I'm the author of CQEngine so I hope this helps. You are probably encountering an excessive amount of filtering, due to how the indexes are configured.

Say you have a collection of Car objects, each of which has a COLOR attribute and a MANUFACTURER attribute.

If you add an index on COLOR, and a separate index on MANUFACTURER, then CQEngine will be able to retrieve the set of 'blue' cars quickly, or it will be able to retrieve the set of 'Ford' cars quickly. (..so far so good..)

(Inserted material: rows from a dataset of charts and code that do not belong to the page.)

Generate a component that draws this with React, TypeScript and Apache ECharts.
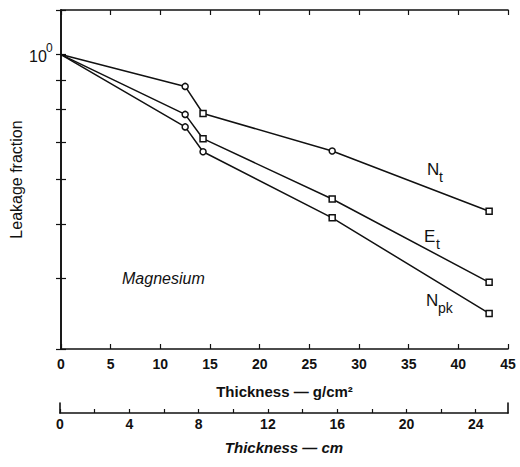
import React, { useEffect, useRef } from 'react';
import * as echarts from 'echarts';

// Absorber thickness (g/cm²) at which the leakage was measured
const thicknessGcm2 = [0, 12.5, 14.3, 27.3, 43.1];
// Leakage fractions
const nTotal = [1, 0.878, 0.786, 0.674, 0.527];
const eTotal = [1, 0.783, 0.709, 0.554, 0.394];
const nPeak = [1, 0.744, 0.672, 0.513, 0.347];
// Plot symbol used for each measured point
const nTotalMarks = ['circle', 'circle', 'rect', 'circle', 'rect'];
const eTotalMarks = ['circle', 'circle', 'rect', 'rect', 'rect'];
const nPeakMarks = ['circle', 'circle', 'circle', 'rect', 'rect'];

// Axis ticks
const leakageTicks = [0.3, 0.4, 0.5, 0.6, 0.7, 0.8, 0.9, 1.0, 1.2];
const cmTicks = [0, 2, 4, 6, 8, 10, 12, 14, 16, 18, 20, 22, 24];
const cmLabels = [0, 4, 8, 12, 16, 20, 24];
const magnesiumDensity = 1.74; // g/cm³

const FONT = 'Liberation Sans';
const INK = '#111';

function buildSeries(name: string, ys: number[], marks: string[]) {
  return {
    name,
    type: 'line',
    xAxisIndex: 0,
    yAxisIndex: 0,
    symbolSize: 6,
    lineStyle: { color: INK, width: 1.5 },
    itemStyle: { color: '#fff', borderColor: INK, borderWidth: 1.5 },
    data: thicknessGcm2.map((x, i) => ({
      value: [x, ys[i]],
      symbol: i === 0 ? 'none' : marks[i],
    })),
  };
}

function label(x: number, y: number, main: string, sub: string) {
  return {
    type: 'group',
    children: [
      {
        type: 'text',
        x,
        y,
        style: { text: main, font: `17px "${FONT}"`, fill: INK, textVerticalAlign: 'middle' },
      },
      {
        type: 'text',
        x: x + 12,
        y: y + 8,
        style: { text: sub, font: `14px "${FONT}"`, fill: INK, textVerticalAlign: 'middle' },
      },
    ],
  };
}

export default function App() {
  const ref = useRef<HTMLDivElement>(null);

  useEffect(() => {
    document.body.style.margin = '0';
    if (!ref.current) return;
    const chart = echarts.init(ref.current, null, { renderer: 'svg' });

    const tickStyle = { lineStyle: { color: INK, width: 1.2 } };
    const axisLine = { show: true, lineStyle: { color: INK, width: 1.6 } };

    chart.setOption({
      animation: false,
      backgroundColor: '#fff',
      grid: [
        { left: 61, right: 12, top: 10, height: 339 },
        { left: 60, right: 12, top: 403, height: 10 },
      ],
      xAxis: [
        {
          type: 'value',
          gridIndex: 0,
          position: 'bottom',
          min: 0,
          max: 45,
          interval: 5,
          axisLine,
          axisTick: { inside: true, length: 5, ...tickStyle },
          splitLine: { show: false },
          axisLabel: { margin: 8, fontSize: 14, fontWeight: 'bold', fontFamily: FONT, color: INK },
          name: 'Thickness — g/cm²',
          nameLocation: 'middle',
          nameGap: 35,
          nameTextStyle: { fontSize: 15, fontWeight: 'bold', fontFamily: FONT, color: INK },
        },
        {
          type: 'value',
          gridIndex: 0,
          position: 'top',
          min: 0,
          max: 45,
          interval: 5,
          axisLine,
          axisTick: { inside: true, length: 5, ...tickStyle },
          splitLine: { show: false },
          axisLabel: { show: false },
        },
        {
          type: 'value',
          gridIndex: 1,
          position: 'bottom',
          min: 0,
          max: 45 / magnesiumDensity,
          interval: 2,
          axisLine,
          axisTick: { inside: true, length: 4, customValues: cmTicks, ...tickStyle },
          splitLine: { show: false },
          axisLabel: {
            customValues: cmLabels,
            margin: 4,
            fontSize: 14,
            fontWeight: 'bold',
            fontFamily: FONT,
            color: INK,
          },
          name: 'Thickness — cm',
          nameLocation: 'middle',
          nameGap: 27,
          nameTextStyle: { fontSize: 15, fontWeight: 'bold', fontStyle: 'italic', fontFamily: FONT, color: INK },
        },
      ],
      yAxis: [
        {
          type: 'log',
          logBase: 10,
          gridIndex: 0,
          position: 'left',
          min: 0.3,
          max: 1.2,
          axisLine,
          axisTick: { inside: true, length: 5, customValues: leakageTicks, ...tickStyle },
          splitLine: { show: false },
          axisLabel: { show: false },
          name: 'Leakage fraction',
          nameLocation: 'middle',
          nameRotate: 90,
          nameGap: 37,
          nameTextStyle: { fontSize: 16, fontFamily: FONT, color: INK },
        },
        {
          type: 'log',
          logBase: 10,
          gridIndex: 0,
          position: 'right',
          min: 0.3,
          max: 1.2,
          axisLine,
          axisTick: { inside: true, length: 5, customValues: leakageTicks, ...tickStyle },
          splitLine: { show: false },
          axisLabel: { show: false },
        },
        {
          type: 'value',
          gridIndex: 1,
          position: 'left',
          min: 0,
          max: 1,
          axisLine,
          axisTick: { show: false },
          axisLabel: { show: false },
          splitLine: { show: false },
        },
        {
          type: 'value',
          gridIndex: 1,
          position: 'right',
          min: 0,
          max: 1,
          axisLine,
          axisTick: { show: false },
          axisLabel: { show: false },
          splitLine: { show: false },
        },
      ],
      series: [
        buildSeries('N_t', nTotal, nTotalMarks),
        buildSeries('E_t', eTotal, eTotalMarks),
        buildSeries('N_pk', nPeak, nPeakMarks),
      ],
      graphic: [
        {
          type: 'text',
          x: 29,
          y: 56,
          style: { text: '10', font: `16px "${FONT}"`, fill: INK, textVerticalAlign: 'middle' },
        },
        {
          type: 'text',
          x: 46,
          y: 48,
          style: { text: '0', font: `12px "${FONT}"`, fill: INK, textVerticalAlign: 'middle' },
        },
        {
          type: 'text',
          x: 122,
          y: 278,
          style: { text: 'Magnesium', font: `italic 16px "${FONT}"`, fill: INK, textVerticalAlign: 'middle' },
        },
        label(427, 169, 'N', 't'),
        label(424, 236, 'E', 't'),
        label(426, 300, 'N', 'pk'),
      ],
    });

    return () => chart.dispose();
  }, []);

  return <div ref={ref} style={{ width: 520, height: 467 }} />;
}
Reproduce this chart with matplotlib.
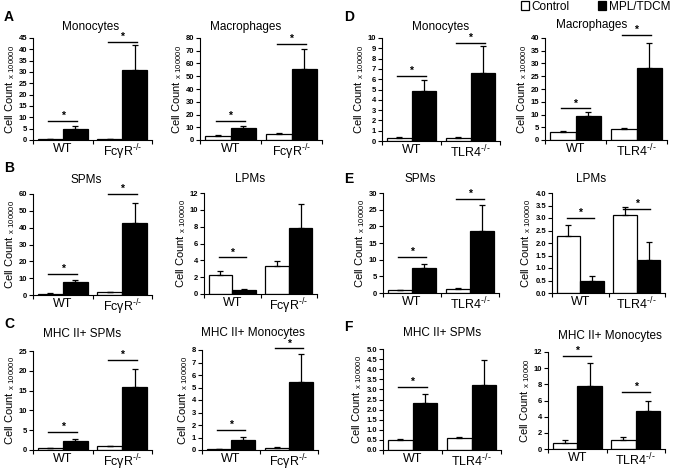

However if you try to retrieve cars which are 'blue' AND which are manufactured by 'Ford' (that is, a complex and() query), then you are not looking for the set of 'blue' cars or the set of 'Ford' cars anymore - you require the intersection of the sets.

So in this scenario, CQEngine will find there is no single index which can return the intersection. The indexes are suboptimal.

Evaluating queries with suboptimal indexes

To answer the query, CQEngine will use statistics from the two available indexes to determine which of the two subqueries matches the fewest cars. That is, which set is smaller: the set of 'blue' cars, or the set of 'Ford' cars?

Let's say there was 1 million Cars in the collection. Of those, let's say 100K Cars were blue, and 90K Cars were manufactured by Ford.

CQEngine would answer the query by retrieving the 90K 'Ford' cars from the index on MANUFACTURER, and filtering each of the 90K cars to determine if it was also 'blue'.

It's quite possible that only 5K Cars in the collection were both 'blue' AND manufactured by 'Ford'. But as the indexes are not optimal to answer requests like that, 90K cars would be scanned and filtered.

Note: I've simplified this example, because in practice most of the filtering will be lazy, and avoided, as the application is unlikely to request and then iterate through thousands of blue Ford cars in a single request.

Avoiding filtering

If you need to reduce the latency of your queries, you need to consider ways to avoid the filtering which may occur as described above.

So in this case, you could considering adding a single CompoundIndex on A and F, instead of the two separate indexes.